— Start of Data shown —
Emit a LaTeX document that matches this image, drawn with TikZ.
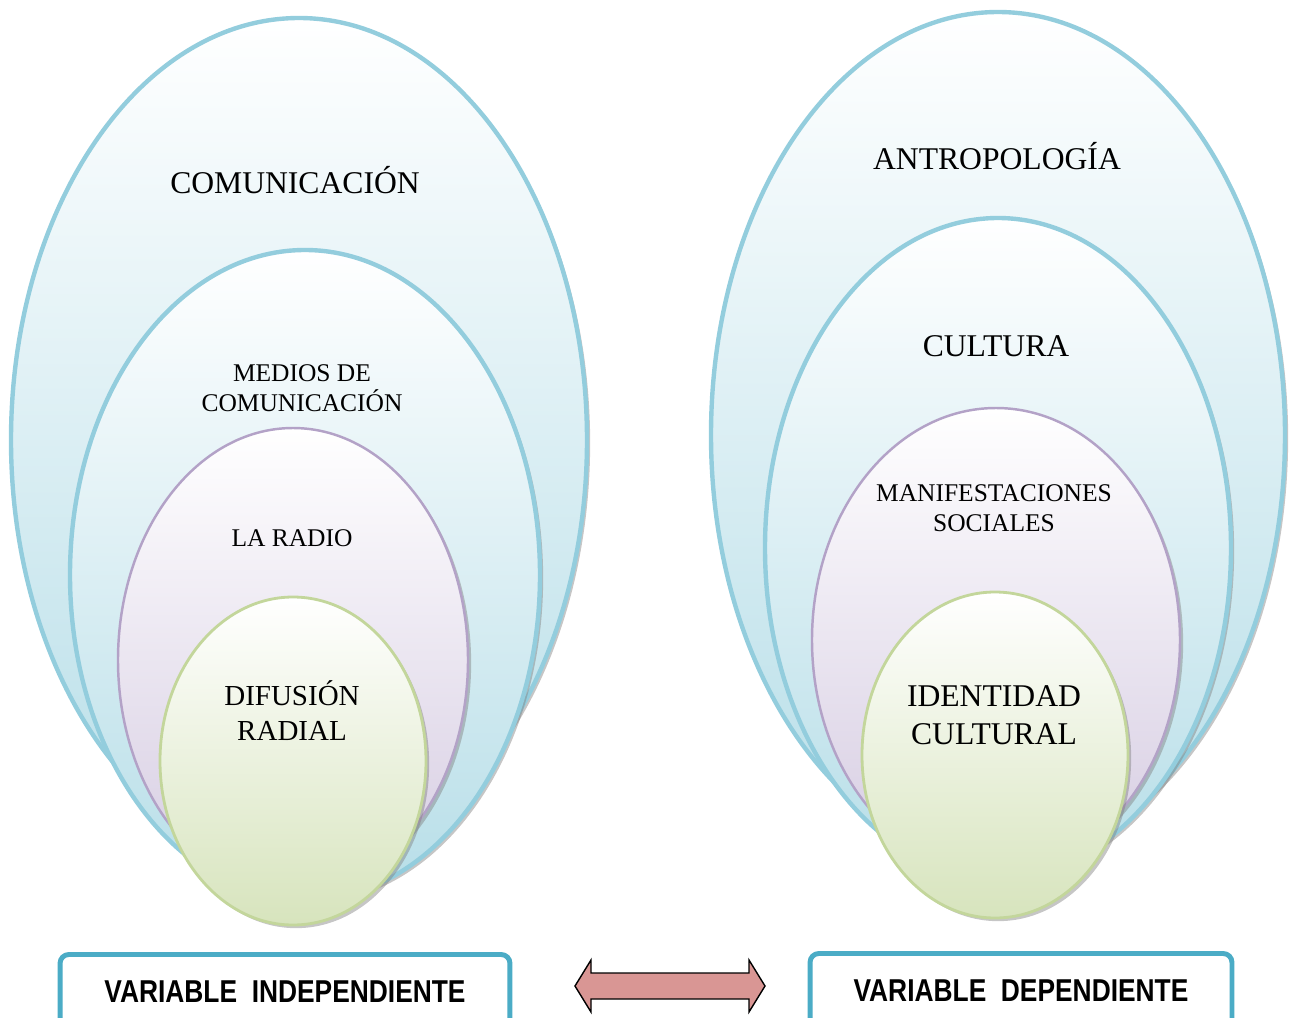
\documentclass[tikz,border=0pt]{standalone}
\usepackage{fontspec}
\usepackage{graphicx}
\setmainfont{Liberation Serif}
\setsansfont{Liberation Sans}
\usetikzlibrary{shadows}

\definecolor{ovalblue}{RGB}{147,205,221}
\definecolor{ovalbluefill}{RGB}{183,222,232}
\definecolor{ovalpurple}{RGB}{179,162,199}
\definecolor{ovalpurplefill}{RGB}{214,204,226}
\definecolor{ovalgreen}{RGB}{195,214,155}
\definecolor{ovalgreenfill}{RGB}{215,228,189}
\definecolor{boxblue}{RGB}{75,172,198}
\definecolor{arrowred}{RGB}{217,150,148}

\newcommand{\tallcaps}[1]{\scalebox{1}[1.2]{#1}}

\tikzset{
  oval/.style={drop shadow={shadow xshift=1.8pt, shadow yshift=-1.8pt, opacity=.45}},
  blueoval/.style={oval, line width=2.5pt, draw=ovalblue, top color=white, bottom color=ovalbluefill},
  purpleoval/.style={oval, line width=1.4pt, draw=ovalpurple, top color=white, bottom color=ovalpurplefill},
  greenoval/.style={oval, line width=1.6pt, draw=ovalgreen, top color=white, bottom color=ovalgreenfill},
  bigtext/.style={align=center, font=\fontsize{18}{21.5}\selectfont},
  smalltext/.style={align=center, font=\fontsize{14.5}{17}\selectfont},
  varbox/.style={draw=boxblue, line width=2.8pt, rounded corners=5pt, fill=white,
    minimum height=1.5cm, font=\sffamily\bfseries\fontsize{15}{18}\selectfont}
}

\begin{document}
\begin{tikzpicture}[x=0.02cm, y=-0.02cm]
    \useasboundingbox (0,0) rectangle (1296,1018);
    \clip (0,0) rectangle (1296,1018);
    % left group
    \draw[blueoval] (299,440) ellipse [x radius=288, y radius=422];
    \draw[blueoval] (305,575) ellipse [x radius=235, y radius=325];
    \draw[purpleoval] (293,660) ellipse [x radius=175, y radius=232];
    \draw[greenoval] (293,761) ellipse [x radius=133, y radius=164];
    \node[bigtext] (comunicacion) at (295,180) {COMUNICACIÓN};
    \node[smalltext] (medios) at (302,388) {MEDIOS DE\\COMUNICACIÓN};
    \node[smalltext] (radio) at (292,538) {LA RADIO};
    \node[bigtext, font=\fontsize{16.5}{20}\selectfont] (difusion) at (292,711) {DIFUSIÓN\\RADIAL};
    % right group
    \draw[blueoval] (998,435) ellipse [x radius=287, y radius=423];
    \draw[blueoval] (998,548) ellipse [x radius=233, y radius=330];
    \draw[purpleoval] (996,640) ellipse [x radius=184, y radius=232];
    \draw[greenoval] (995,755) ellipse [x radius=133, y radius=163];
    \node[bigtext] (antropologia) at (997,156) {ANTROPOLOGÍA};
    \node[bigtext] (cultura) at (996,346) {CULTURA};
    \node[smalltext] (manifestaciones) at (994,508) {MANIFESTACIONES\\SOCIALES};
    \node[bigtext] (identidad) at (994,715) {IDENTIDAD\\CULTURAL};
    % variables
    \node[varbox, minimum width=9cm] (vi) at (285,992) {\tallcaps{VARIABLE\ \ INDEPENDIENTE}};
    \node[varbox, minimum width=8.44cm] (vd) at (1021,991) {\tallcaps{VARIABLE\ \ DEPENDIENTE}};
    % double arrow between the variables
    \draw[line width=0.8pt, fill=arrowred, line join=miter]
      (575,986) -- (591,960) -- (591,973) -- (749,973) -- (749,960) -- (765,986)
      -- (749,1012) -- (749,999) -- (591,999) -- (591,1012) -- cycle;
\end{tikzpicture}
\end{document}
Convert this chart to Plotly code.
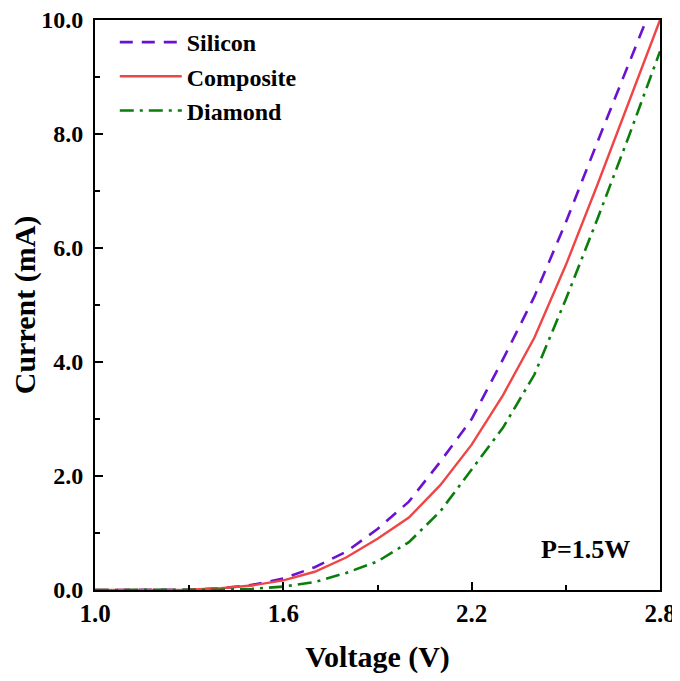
— End of Data shown —
» **Task to complete**: Check each line above for the word "this" and copy the ones that have it.

» **Complete response**:
Emit a LaTeX document that matches this image, drawn with TikZ.
Convert this chart to Plotly code.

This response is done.